New York: A decade after the September
11, 2001 attacks, al Qaeda is deeply isolated, but mutating
and still aims to mount a devastating attack, US President
Barack Obama`s top security anti-terrorism advisor said on late Friday.
John Brennan, the White House counter-terrorism and
homeland security advisor, said the radical Islamist
organization`s senior leadership "is increasingly hunkered
down in its safe haven in Pakistan`s tribal regions."
Speaking at a security conference in New York, Brennan
said al Qaeda was at its "weakest point since 2001" and that
its jihadist ideology had been "rejected by the overwhelming
majority of Muslims."
Popular revolts against authoritarian, mostly secular
governments across the Arab world, he noted, have barely
featured al Qaeda.
"One of the things that is most notable about what`s
going on the Middle East is that al Qaeda has not been
anywhere near the forefront of any of these activities.

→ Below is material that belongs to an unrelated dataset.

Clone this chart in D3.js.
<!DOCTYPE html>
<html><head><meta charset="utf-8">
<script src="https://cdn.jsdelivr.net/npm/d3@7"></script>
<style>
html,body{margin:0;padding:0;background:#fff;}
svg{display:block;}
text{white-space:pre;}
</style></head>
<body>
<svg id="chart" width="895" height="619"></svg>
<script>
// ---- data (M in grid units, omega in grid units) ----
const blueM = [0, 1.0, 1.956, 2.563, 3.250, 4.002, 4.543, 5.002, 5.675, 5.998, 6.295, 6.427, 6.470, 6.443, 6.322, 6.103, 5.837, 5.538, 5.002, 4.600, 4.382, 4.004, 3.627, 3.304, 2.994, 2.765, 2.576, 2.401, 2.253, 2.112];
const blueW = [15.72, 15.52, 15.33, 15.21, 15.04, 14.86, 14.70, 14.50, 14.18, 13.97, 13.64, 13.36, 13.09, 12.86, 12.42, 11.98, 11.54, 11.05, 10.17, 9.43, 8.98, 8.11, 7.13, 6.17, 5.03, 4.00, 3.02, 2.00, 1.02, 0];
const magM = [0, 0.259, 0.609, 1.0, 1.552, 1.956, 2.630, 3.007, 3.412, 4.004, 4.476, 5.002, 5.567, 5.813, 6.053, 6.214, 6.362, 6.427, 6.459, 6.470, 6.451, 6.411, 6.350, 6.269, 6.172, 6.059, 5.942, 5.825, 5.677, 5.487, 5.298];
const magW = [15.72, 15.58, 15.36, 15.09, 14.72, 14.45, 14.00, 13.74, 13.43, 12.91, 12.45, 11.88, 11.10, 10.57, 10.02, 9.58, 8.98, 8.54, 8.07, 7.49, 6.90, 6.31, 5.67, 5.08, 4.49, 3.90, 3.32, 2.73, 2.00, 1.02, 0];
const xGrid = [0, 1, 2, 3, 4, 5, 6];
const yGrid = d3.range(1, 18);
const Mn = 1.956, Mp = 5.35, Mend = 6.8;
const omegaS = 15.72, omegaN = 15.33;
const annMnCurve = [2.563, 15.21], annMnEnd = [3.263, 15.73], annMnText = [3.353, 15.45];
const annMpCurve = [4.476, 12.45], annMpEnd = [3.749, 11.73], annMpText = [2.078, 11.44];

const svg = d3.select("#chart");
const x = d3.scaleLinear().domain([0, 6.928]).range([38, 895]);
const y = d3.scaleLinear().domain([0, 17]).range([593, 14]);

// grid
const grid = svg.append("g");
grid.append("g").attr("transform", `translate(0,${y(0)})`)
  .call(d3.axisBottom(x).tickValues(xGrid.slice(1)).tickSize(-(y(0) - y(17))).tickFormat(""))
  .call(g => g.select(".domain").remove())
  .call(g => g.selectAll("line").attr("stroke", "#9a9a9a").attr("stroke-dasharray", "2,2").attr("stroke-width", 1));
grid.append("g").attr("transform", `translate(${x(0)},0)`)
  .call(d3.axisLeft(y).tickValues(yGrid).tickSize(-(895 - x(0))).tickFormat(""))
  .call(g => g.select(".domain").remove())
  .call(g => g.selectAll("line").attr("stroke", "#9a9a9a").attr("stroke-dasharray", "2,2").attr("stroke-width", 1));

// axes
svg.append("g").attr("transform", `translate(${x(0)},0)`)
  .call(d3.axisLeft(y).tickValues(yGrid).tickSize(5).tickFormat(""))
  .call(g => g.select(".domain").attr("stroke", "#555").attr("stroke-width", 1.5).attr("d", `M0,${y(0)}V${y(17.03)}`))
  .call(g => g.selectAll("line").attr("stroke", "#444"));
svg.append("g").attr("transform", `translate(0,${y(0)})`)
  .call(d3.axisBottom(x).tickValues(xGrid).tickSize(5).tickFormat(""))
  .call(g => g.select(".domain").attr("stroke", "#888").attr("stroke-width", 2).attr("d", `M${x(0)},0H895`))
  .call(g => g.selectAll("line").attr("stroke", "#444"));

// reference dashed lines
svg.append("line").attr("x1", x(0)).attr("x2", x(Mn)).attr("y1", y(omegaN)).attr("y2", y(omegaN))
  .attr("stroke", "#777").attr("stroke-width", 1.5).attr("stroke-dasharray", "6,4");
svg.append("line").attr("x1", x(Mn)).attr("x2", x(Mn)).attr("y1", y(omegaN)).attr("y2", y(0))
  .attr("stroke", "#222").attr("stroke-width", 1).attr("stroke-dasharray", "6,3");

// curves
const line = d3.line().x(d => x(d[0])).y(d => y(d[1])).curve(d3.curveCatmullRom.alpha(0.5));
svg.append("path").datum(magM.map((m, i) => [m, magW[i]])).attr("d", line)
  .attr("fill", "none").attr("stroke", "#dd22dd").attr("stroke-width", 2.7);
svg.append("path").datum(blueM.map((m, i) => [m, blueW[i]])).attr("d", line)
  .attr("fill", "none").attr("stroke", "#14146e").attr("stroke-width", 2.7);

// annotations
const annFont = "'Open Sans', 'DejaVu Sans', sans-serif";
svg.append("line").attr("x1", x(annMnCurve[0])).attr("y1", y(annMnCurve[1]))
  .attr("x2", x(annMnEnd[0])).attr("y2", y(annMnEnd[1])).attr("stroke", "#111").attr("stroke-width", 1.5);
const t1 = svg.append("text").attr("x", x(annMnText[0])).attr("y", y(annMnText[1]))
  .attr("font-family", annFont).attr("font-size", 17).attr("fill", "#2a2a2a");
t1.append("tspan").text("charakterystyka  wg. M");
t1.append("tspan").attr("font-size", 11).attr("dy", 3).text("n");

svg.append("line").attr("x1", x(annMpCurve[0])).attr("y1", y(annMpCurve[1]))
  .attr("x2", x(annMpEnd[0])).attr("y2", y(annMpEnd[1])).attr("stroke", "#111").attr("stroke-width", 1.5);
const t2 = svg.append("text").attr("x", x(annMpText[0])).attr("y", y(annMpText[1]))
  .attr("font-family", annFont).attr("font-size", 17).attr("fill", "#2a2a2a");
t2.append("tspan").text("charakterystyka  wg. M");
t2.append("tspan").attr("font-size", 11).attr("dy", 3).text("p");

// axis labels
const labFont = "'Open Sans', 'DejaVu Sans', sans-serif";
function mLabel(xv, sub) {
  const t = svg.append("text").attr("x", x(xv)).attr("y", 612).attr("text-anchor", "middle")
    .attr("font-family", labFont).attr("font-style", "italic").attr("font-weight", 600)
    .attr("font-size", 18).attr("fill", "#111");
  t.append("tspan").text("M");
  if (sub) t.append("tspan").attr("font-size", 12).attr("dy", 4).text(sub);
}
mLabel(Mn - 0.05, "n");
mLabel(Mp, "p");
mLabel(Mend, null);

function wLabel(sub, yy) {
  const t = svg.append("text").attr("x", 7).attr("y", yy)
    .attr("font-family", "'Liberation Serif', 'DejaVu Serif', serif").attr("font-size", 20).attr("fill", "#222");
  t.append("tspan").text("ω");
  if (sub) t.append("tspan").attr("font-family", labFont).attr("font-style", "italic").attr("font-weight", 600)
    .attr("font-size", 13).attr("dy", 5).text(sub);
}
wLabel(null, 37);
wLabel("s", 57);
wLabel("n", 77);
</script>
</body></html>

It is
a populist and for the most part secular phenomenon," Brennan
said at the Brennan Center for Justice at New York University
School of Law.
However, according to the White House expert, al Qaeda
"retains the intent and capability to attack the US homeland
as well as our allies" and is mutating into an increasingly
unpredictable presence -- including on US soil.
"Groups and individuals have sprung up in places like
Pakistan, Yemen and North Africa," he said. "We have also seen
this problem begin to manifest itself here at home. A very
small but increasing number of individuals here in the United
States have become captivated by these violent causes."
Brennan warned that al Qaeda "is still determined to
carry out a strategic attack against the United States." Such
an attack "would have grave and major consequences on our
country in terms of loss of life and damage to our economy."